-- START --
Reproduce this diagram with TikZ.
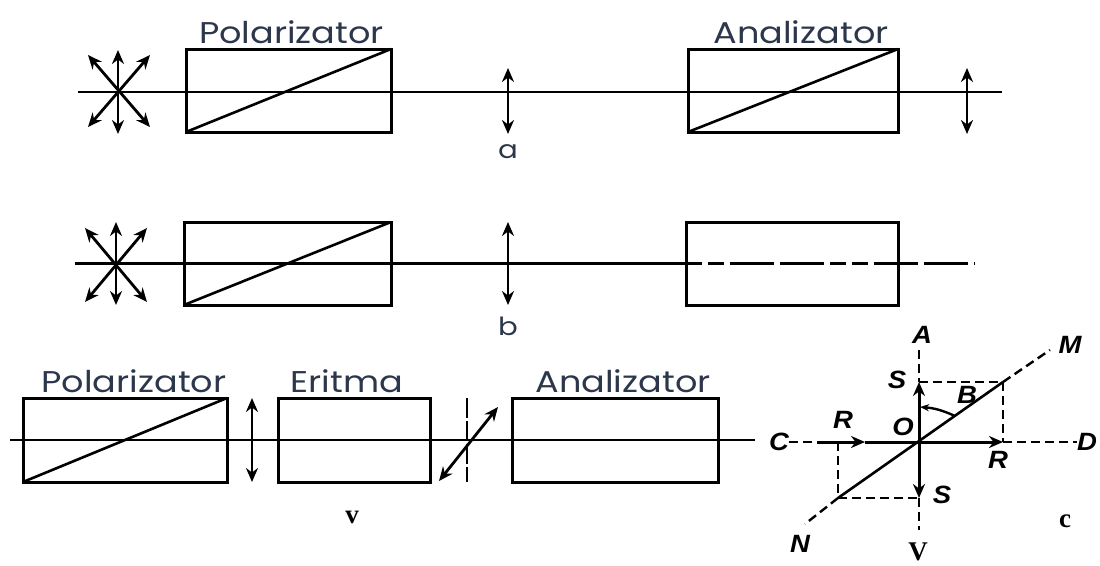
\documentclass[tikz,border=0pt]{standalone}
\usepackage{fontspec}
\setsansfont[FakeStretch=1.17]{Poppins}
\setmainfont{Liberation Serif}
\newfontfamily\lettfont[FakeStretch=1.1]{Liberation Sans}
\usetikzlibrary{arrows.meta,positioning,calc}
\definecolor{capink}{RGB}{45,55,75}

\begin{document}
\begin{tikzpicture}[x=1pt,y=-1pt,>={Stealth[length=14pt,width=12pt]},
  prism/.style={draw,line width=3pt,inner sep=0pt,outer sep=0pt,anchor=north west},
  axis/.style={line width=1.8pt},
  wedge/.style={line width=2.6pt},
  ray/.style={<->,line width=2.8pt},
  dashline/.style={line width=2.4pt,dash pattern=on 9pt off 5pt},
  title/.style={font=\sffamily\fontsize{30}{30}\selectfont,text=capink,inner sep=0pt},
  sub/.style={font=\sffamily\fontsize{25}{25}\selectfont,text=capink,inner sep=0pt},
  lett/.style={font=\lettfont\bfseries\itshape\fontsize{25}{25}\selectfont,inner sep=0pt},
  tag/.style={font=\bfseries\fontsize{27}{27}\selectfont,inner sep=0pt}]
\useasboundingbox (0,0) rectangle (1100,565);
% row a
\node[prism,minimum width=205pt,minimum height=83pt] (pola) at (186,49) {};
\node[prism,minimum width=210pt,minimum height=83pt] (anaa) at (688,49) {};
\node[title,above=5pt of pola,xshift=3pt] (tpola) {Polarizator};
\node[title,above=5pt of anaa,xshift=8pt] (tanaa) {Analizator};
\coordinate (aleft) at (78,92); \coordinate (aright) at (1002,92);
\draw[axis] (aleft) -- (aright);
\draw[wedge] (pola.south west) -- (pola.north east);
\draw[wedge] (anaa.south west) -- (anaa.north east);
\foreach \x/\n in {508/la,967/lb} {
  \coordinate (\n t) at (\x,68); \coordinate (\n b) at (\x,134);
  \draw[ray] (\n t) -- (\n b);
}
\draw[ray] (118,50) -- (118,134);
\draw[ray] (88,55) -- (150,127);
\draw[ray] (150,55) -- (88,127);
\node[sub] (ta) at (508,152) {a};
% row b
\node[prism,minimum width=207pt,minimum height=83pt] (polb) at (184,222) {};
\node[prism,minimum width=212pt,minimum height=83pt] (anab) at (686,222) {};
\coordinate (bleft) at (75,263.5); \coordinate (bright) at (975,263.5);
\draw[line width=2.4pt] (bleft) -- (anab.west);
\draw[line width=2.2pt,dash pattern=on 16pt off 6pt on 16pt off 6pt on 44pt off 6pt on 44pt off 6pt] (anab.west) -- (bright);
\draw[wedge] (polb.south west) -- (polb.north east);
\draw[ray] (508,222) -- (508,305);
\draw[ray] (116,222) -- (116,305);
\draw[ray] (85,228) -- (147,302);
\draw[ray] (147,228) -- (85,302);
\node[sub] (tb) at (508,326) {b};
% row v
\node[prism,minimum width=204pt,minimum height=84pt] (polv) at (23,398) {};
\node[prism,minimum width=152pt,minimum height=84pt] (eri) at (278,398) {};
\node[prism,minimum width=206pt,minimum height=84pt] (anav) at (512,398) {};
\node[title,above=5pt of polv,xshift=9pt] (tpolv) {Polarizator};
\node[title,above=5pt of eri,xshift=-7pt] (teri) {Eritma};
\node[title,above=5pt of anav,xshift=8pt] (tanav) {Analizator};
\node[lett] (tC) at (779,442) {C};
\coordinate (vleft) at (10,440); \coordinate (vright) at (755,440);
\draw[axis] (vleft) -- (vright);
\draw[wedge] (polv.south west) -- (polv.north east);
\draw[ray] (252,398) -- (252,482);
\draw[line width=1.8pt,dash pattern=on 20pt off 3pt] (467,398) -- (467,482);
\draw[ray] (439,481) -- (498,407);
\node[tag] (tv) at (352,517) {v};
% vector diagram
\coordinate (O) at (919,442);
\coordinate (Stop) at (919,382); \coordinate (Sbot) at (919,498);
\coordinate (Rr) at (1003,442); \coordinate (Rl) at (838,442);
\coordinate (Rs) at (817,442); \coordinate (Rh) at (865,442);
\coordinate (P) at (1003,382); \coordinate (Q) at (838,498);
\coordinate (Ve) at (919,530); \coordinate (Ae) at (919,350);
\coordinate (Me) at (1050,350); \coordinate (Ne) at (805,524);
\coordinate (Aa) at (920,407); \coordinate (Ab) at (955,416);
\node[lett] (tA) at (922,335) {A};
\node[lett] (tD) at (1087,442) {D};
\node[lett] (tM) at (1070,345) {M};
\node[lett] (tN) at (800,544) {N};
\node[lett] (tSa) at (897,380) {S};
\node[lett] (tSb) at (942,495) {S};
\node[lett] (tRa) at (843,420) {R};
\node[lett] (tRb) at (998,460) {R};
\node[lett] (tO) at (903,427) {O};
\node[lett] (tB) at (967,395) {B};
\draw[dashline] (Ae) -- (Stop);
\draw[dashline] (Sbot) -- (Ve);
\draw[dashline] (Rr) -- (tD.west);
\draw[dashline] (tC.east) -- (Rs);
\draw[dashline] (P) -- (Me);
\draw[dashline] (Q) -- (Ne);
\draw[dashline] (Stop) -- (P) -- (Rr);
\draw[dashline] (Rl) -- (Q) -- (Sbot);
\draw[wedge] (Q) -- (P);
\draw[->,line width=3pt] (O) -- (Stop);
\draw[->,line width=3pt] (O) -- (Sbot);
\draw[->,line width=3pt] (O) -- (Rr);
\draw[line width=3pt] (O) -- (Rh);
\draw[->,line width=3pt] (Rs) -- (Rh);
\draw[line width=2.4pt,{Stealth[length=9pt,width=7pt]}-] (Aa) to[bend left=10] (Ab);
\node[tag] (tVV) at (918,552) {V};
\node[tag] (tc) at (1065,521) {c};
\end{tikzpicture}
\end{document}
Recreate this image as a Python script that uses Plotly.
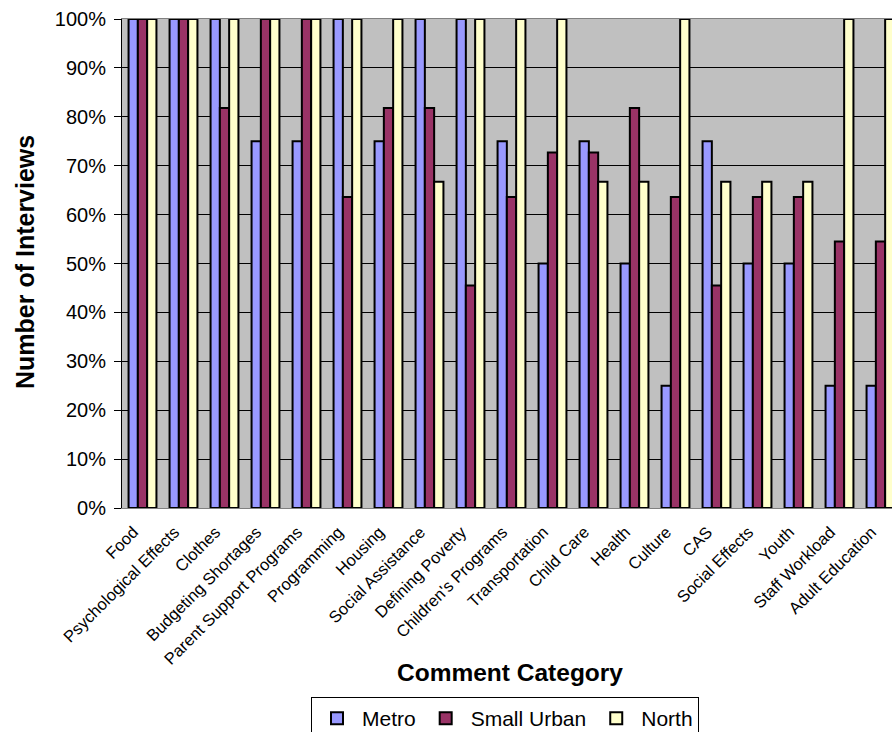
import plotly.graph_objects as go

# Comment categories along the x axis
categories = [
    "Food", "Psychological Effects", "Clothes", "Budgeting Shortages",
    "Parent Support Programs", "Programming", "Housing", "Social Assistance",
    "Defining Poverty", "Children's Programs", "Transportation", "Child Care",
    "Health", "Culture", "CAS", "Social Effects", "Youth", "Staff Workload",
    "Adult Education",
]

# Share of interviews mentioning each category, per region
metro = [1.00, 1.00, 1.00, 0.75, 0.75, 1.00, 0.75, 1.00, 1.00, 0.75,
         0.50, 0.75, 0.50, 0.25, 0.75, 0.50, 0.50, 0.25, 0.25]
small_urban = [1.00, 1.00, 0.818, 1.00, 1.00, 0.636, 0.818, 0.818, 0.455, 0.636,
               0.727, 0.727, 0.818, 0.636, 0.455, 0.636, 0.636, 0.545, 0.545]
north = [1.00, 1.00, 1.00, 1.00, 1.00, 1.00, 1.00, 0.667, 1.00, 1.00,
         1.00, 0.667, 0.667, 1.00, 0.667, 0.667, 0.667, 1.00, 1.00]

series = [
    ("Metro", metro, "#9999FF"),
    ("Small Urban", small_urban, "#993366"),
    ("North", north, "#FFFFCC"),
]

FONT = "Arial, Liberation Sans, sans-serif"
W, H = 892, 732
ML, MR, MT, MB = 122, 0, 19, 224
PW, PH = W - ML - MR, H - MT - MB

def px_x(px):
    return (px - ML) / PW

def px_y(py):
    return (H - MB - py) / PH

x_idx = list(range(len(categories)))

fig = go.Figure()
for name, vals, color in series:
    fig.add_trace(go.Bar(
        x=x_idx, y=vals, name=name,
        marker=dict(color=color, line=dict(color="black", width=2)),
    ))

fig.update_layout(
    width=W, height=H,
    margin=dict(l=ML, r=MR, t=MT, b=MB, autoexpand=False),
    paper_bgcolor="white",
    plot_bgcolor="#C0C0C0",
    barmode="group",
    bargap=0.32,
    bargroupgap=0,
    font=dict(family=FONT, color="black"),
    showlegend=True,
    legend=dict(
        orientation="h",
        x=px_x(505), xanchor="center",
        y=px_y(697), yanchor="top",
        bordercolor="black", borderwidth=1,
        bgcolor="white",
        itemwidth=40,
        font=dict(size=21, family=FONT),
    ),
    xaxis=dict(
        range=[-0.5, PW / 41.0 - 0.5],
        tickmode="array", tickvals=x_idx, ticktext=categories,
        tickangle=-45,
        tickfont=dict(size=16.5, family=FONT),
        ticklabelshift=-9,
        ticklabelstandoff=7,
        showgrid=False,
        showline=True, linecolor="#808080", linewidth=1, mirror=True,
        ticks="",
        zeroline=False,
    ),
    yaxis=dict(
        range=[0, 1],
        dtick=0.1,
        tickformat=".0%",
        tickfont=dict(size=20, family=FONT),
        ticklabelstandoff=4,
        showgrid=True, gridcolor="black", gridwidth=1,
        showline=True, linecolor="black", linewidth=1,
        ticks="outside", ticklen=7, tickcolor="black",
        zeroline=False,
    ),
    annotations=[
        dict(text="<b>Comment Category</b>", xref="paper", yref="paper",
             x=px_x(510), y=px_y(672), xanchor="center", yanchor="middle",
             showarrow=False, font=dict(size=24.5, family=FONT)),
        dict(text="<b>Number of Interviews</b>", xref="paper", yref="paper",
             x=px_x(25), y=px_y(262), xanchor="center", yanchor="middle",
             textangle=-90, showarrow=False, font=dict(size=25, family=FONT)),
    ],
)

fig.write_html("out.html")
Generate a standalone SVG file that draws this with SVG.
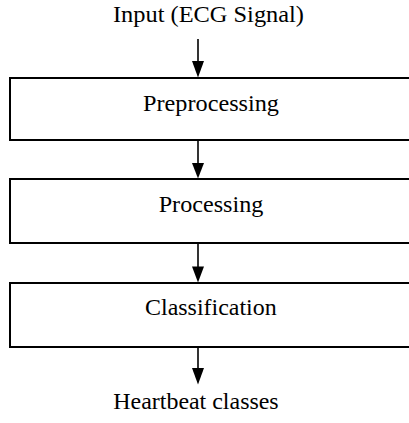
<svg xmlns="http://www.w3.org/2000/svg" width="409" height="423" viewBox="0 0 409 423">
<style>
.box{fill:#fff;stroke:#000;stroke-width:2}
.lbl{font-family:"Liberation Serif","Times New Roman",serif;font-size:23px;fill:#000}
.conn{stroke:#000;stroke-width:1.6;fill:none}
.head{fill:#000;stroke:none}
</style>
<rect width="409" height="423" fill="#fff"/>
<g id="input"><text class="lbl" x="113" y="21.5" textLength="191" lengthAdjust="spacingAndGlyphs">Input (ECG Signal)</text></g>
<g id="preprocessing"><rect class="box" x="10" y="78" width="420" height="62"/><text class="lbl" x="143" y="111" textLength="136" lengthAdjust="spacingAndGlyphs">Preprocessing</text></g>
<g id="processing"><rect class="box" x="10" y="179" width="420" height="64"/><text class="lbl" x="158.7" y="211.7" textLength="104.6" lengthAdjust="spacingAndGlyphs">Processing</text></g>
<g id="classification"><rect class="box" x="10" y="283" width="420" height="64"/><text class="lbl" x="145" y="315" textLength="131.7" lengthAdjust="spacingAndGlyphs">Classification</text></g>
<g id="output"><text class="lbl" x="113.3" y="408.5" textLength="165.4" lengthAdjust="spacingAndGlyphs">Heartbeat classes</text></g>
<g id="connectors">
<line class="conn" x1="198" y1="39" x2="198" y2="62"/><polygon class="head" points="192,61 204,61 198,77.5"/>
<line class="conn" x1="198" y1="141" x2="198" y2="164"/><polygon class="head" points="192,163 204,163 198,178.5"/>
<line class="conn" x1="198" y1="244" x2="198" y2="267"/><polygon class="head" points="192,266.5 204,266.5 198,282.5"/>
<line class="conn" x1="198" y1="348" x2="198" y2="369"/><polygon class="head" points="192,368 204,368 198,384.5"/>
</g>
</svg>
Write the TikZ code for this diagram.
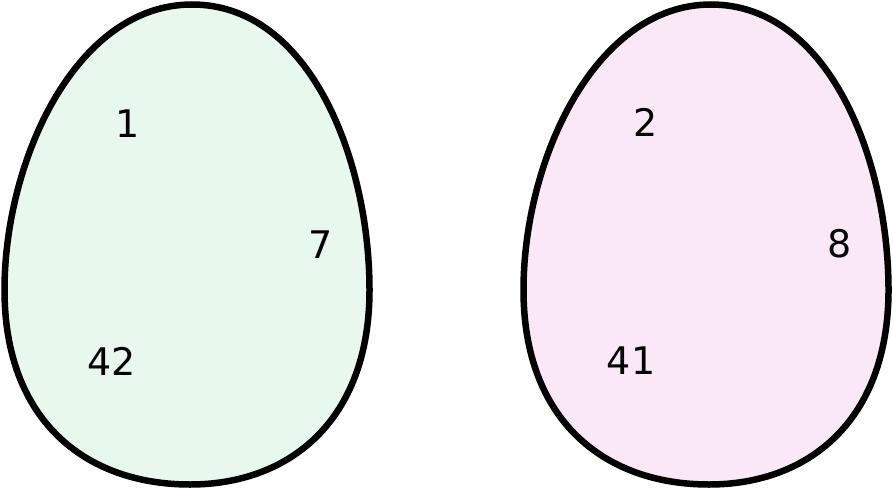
-- END --
* _WHAT TO PRODUCE_: Show the lines of the material that contain the word "with".

* _SOLUTION FOR THIS PROBLEM_:
Reproduce this diagram with TikZ.
Generate a standalone SVG file that draws this with SVG.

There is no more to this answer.